4.1 In view of above, he submitted that the impugned judgment may not be interfered with and it may be confirmed."
6. I have heard learned APP for the appellant and Mr. Shah appearing for the respondent. I have also gone through the judgment and order passed by the trial court. I have also perused the oral as well as documentary evidence led before the trial court. It is observed by the trial Court that the defence has relied on various decisions of the Supreme Court, wherein it is observed that the accused has a right to be searched in presence of a Magistrate or Gazetted Officer and such officer should remain present before the Court to give his deposition and in absence of such deposition, the Court can believe that no such contraband article was found from the accused. In view of this, it is found that Sections 42 and 50 as well as Section 41(3) of the Act are mandatory in nature and the prosecution has not followed such provisions, therefore, the accused is acquitted of the charges levelled against him. The decision relied on by the learned APP cannot be applied to the present case because in the present case panchas have not supported the case of the prosecution that contraband article is recovered from the accused nor any gazetted officer is examined with regard to search and seizure of the contraband article. It is also found that panchas have not supported the case of the prosecution. The trial court while considering the oral as well as documentary evidence has clearly observed that the provisions of the Act have not been complied with by the investigating officer. Therefore, the prosecution has failed to prove contravention of Section 20 (B) of the Act and, therefore, it could not prove its case beyond reasonable doubt. Even in the present appeal, nothing is produced or pointed out to rebut the conclusion of the trial Court. Thus, from the evidence itself it is established that the prosecution has not proved its case beyond reasonable doubt.

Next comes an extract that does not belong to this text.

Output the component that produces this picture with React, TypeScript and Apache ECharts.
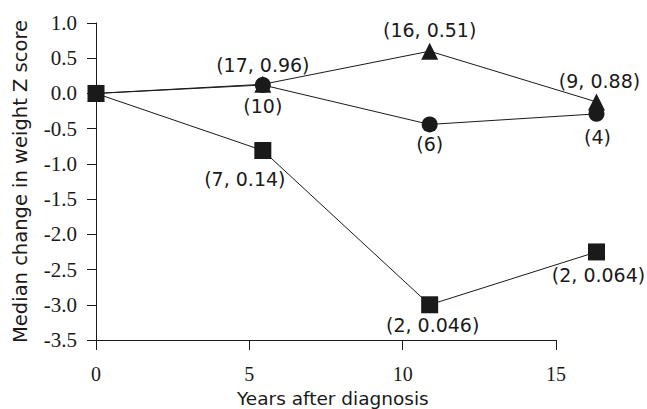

7. It is a settled legal position that in acquittal appeal, the Appellate Court is not required to rewrite the judgment or to give fresh reasonings when the Appellate Court is in agreement with the reasons assigned by the trial court acquitting the accused. In the instant case, this Court is in full agreement with the reasons given and findings recorded by the trial Court while acquitting the respondent accused and adopting the said reasons and for the reasons aforesaid, in my view, the impugned judgment is just, legal and proper and requires no interference by this Court at this stage. Hence, this appeal requires to be dismissed.

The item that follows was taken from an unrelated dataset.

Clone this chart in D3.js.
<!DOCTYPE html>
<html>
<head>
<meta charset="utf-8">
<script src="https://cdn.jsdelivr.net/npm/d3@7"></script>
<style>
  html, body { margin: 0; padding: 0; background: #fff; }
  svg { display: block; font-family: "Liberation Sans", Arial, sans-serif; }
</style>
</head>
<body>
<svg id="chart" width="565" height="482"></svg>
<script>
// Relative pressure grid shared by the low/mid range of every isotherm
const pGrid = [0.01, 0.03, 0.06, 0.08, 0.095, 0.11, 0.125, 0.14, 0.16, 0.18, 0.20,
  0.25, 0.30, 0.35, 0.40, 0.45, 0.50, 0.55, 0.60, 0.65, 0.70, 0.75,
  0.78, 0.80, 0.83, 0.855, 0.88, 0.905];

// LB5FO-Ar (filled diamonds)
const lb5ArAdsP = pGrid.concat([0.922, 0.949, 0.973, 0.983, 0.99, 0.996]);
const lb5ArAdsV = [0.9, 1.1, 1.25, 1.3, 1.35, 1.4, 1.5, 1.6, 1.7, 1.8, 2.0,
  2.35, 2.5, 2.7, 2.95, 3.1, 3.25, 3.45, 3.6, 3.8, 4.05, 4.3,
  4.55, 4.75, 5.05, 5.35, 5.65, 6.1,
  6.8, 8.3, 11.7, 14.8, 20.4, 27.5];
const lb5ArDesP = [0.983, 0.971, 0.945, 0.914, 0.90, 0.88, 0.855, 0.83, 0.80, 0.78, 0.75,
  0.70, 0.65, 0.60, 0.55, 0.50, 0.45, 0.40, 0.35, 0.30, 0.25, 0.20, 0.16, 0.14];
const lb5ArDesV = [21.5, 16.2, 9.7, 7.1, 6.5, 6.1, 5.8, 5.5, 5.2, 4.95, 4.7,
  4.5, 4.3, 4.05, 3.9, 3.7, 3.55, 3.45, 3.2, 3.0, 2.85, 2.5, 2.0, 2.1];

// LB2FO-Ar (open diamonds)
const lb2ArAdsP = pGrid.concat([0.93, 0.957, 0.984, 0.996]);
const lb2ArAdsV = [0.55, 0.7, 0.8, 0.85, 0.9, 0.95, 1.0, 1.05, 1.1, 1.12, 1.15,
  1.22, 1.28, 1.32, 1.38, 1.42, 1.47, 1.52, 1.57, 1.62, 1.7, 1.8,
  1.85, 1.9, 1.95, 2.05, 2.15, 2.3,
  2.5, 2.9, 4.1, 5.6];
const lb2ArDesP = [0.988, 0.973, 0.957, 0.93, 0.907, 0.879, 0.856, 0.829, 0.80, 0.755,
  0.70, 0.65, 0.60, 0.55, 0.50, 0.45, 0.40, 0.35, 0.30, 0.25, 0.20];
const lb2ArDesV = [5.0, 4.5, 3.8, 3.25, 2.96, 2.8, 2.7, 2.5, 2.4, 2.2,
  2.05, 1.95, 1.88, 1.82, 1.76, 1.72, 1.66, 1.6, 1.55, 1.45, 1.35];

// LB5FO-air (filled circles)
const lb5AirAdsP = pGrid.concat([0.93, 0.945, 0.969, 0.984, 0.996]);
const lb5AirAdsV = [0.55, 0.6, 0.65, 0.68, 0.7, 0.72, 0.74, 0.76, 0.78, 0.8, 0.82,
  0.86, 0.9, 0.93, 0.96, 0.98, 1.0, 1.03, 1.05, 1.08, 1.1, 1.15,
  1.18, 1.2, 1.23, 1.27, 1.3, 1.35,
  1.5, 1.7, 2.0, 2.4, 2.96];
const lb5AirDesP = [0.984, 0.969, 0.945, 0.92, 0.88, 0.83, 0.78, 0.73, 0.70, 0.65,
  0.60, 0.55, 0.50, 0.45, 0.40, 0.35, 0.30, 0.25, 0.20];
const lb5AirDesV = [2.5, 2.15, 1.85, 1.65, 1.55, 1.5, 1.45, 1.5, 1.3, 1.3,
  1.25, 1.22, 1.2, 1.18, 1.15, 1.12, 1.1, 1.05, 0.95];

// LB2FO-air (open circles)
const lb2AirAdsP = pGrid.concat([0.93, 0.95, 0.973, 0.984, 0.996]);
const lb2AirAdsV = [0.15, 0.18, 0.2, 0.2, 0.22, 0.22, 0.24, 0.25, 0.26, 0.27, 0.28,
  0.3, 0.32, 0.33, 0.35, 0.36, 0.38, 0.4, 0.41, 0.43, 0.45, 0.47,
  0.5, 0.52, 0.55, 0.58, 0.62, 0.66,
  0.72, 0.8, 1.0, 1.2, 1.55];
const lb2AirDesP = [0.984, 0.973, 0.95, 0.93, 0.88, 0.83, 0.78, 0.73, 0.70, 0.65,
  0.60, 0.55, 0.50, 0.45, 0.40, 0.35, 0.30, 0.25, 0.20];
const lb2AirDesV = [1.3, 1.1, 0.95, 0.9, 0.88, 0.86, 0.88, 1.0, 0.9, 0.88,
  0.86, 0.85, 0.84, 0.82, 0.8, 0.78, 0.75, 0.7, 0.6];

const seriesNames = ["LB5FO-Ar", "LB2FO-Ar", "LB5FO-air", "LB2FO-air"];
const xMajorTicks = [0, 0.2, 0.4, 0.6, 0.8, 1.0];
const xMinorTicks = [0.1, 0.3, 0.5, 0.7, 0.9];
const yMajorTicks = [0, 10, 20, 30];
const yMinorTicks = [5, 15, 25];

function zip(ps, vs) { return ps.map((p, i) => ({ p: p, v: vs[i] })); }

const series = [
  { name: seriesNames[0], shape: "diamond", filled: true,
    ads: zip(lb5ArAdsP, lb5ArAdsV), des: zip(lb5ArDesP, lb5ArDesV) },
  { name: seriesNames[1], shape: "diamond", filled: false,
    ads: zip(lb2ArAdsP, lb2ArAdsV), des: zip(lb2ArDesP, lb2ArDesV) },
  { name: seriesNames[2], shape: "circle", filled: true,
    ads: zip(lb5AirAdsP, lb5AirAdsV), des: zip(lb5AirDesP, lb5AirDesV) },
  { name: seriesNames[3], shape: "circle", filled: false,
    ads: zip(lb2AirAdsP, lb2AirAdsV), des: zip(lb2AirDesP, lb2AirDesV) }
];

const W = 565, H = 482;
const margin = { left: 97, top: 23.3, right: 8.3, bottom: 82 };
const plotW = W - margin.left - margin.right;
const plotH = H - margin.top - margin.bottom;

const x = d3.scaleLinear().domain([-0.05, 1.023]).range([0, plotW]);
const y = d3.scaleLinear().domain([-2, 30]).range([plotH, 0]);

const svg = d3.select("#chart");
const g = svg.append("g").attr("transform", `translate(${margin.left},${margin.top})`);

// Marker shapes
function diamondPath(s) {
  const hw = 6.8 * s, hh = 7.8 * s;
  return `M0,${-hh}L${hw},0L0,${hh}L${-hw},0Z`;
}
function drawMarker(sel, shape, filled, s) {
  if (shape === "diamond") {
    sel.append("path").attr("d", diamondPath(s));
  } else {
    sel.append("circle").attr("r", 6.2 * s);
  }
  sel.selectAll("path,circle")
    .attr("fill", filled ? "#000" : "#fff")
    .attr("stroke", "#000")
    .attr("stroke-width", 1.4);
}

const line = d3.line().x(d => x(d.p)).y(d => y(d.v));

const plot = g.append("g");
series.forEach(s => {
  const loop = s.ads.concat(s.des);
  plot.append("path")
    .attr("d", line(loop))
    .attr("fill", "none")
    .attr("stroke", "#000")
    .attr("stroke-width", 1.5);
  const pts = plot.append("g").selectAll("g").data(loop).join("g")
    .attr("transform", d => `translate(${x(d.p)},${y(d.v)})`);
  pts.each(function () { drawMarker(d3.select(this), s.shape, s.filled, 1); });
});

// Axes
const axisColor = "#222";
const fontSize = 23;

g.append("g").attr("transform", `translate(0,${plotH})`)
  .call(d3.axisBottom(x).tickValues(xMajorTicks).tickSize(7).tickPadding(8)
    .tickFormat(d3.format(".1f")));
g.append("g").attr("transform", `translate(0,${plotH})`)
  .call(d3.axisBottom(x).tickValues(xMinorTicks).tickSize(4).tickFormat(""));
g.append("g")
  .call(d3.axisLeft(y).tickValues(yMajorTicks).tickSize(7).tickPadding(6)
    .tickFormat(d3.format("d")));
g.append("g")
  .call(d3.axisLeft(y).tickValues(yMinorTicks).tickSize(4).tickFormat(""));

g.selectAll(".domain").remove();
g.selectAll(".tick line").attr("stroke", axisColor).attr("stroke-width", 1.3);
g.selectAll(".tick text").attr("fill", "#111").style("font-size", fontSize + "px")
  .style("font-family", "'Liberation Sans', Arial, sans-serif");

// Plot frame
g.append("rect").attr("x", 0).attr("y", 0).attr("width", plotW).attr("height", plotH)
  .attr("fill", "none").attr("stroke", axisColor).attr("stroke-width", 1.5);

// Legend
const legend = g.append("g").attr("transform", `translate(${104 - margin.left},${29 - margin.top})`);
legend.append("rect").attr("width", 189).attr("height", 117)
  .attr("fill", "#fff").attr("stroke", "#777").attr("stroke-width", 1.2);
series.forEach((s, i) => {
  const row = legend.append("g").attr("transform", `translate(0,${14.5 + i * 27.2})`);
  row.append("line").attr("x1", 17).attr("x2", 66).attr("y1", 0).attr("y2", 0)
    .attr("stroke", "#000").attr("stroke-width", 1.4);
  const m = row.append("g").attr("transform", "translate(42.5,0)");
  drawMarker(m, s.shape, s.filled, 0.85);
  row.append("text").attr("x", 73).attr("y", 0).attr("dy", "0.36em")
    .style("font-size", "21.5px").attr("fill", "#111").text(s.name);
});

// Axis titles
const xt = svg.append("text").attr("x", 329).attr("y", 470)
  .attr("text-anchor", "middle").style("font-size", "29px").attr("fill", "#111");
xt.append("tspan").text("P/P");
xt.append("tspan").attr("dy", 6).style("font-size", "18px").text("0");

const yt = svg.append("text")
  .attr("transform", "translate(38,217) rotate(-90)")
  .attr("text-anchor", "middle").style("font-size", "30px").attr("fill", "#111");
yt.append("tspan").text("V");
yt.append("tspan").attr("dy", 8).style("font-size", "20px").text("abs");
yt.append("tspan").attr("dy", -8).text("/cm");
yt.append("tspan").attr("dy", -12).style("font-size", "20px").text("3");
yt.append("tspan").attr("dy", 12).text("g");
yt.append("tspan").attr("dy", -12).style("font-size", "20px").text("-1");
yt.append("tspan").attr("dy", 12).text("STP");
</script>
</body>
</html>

8. Even in a recent decision of the Apex Court in the case of
"16. From the aforesaid decisions, it is apparent that while exercising the powers in appeal against the order of acquittal the Court of appeal would not ordinarily interfere with the order of acquittal unless the approach of the lower Court is vitiated by some manifest illegality and the conclusion arrived at would not be arrived at by any reasonable person and, therefore, the decision is to be characterized as perverse. Merely because two views are possible, the Court of appeal would not take the view which would upset the judgment delivered by the Court below. However, the appellate court has a power to review the evidence if it is of the view that the conclusion arrived at by the Court below is perverse and the Court has committed a manifest error of law and ignored the material evidence on record. A duty is cast upon the appellate court, in such circumstances, to reappreciate the evidence to arrive to a just decision on the basis of material placed on record to find out whether any of the accused is connected with the commission of the crime he is charged with."

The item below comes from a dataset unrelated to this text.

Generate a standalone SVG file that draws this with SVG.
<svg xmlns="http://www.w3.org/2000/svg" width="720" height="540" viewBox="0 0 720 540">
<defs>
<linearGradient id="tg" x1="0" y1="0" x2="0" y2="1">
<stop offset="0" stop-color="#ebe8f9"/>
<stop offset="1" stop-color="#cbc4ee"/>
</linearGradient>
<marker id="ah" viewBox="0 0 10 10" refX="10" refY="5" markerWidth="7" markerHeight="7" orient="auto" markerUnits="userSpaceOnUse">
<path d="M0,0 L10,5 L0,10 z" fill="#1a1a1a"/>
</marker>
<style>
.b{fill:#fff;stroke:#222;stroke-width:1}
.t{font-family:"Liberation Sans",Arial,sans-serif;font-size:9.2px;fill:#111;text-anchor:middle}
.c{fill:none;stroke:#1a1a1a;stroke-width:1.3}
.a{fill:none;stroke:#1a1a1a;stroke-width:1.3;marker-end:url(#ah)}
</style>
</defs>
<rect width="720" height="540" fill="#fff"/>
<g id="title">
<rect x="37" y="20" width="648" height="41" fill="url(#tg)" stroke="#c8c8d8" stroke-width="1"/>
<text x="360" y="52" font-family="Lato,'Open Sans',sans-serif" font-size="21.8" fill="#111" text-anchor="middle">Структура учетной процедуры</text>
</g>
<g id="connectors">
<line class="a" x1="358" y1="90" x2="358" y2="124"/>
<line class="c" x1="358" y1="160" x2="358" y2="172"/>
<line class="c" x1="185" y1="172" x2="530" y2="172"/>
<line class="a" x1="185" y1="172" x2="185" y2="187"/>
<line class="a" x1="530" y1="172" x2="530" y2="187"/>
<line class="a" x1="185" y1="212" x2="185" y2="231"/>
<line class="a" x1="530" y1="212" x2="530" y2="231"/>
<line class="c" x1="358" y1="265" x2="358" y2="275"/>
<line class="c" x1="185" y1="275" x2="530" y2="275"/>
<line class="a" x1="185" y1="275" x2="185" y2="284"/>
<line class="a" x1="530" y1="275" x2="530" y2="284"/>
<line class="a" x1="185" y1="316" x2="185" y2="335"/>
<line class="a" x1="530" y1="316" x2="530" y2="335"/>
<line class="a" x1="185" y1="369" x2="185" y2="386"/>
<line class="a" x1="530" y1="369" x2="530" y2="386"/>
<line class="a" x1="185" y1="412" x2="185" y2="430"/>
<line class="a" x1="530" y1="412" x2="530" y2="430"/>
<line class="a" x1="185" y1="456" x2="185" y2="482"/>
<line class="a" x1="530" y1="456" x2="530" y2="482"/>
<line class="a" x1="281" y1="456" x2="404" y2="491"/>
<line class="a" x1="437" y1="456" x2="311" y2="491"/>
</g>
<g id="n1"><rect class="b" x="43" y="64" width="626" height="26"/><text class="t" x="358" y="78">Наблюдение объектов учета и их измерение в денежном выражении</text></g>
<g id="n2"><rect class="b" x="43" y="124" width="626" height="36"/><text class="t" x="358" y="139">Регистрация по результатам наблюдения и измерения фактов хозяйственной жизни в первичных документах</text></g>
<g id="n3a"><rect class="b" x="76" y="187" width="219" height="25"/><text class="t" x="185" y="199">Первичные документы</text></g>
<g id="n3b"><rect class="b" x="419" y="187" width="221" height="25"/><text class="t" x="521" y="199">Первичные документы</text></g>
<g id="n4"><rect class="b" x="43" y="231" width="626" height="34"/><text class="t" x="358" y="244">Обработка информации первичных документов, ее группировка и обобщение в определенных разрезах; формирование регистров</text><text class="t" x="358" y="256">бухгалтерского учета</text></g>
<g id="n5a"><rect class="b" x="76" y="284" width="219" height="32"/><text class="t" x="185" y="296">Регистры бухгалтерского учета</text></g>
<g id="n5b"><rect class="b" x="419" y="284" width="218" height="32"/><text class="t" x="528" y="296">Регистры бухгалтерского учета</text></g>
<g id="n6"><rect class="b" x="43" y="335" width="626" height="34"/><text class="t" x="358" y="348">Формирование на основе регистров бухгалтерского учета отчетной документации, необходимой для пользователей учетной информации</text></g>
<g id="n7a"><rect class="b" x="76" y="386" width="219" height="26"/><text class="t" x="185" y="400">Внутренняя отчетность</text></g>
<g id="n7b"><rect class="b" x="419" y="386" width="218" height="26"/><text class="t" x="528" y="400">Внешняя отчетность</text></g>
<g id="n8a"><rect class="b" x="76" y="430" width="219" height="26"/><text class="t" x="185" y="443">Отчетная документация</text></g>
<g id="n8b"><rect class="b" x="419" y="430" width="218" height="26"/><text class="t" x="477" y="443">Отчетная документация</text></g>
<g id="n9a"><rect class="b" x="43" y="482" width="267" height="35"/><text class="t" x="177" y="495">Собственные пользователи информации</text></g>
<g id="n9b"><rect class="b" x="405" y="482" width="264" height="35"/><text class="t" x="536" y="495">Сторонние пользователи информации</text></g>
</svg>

9. Similar principle has been laid down by the Apex Court in the cases of
10. Even in a recent decision of the Apex Court in the case of
"4. It is not in dispute that the trial Court, on appreciation of oral and documentary evidence led by the prosecution and defence, acquitted the accused in respect of the charges levelled against them. On appeal by the State, the High Court, by impugned order, reversed the said decision and convicted the accused under Section 302 read with Section 34 of IPC and awarded RI for life. Since counsel for the appellants very much emphasized that the High Court has exceeded its jurisdiction in upsetting the order of acquittal into conviction, let us analyze the scope and power of the High Court in an appeal filed against the order of acquittal. This Court in a series of decisions has repeatedly laid down that as the first appellate court the High Court, even while dealing with an appeal against acquittal, was also entitled, and obliged as Well, to scan through and if need be reappreciate the entire evidence, though while choosing to interfere only the court should find an absolute assurance of the guilt on the basis of the evidence on record and not merely because the High Court could take one more possible or a different view only. Except the above, where the matter of the extent and depth of consideration of the appeal is concerned, no distinctions or differences in approach are envisaged in dealing with an appeal as such merely because one was against conviction or the other against an acquittal. [Vide
11. Learned APP is not in a position to show any evidence to take a contrary view of the matter or that the approach of the trial court is vitiated by some manifest illegality or that the decision is perverse or that the trial court has ignored the material evidence on record.
12. In the above view of the matter, I am of the considered opinion that the trial court was completely justified in acquitting the respondent of the charges levelled against him.
13. I find that the findings recorded by the trial court are absolutely just and proper and in recording the said findings, no illegality or infirmity has been committed by it. I am, therefore, in complete agreement with the findings, ultimate conclusion and the resultant order of acquittal recorded by the court below and hence find no reasons to interfere with the same. In the result, the appeal is hereby dismissed. The impugned judgment and order dated 7th July, 2004 rendered in Sessions Case No. 291 of 1998 by the learned Additional Sessions Judge, Ahmedabad City, acquitting the respondent, is hereby confirmed. Record and proceedings, if any, be sent back to the trial Court concerned forthwith. Bail and bail bonds, if any, stand cancelled.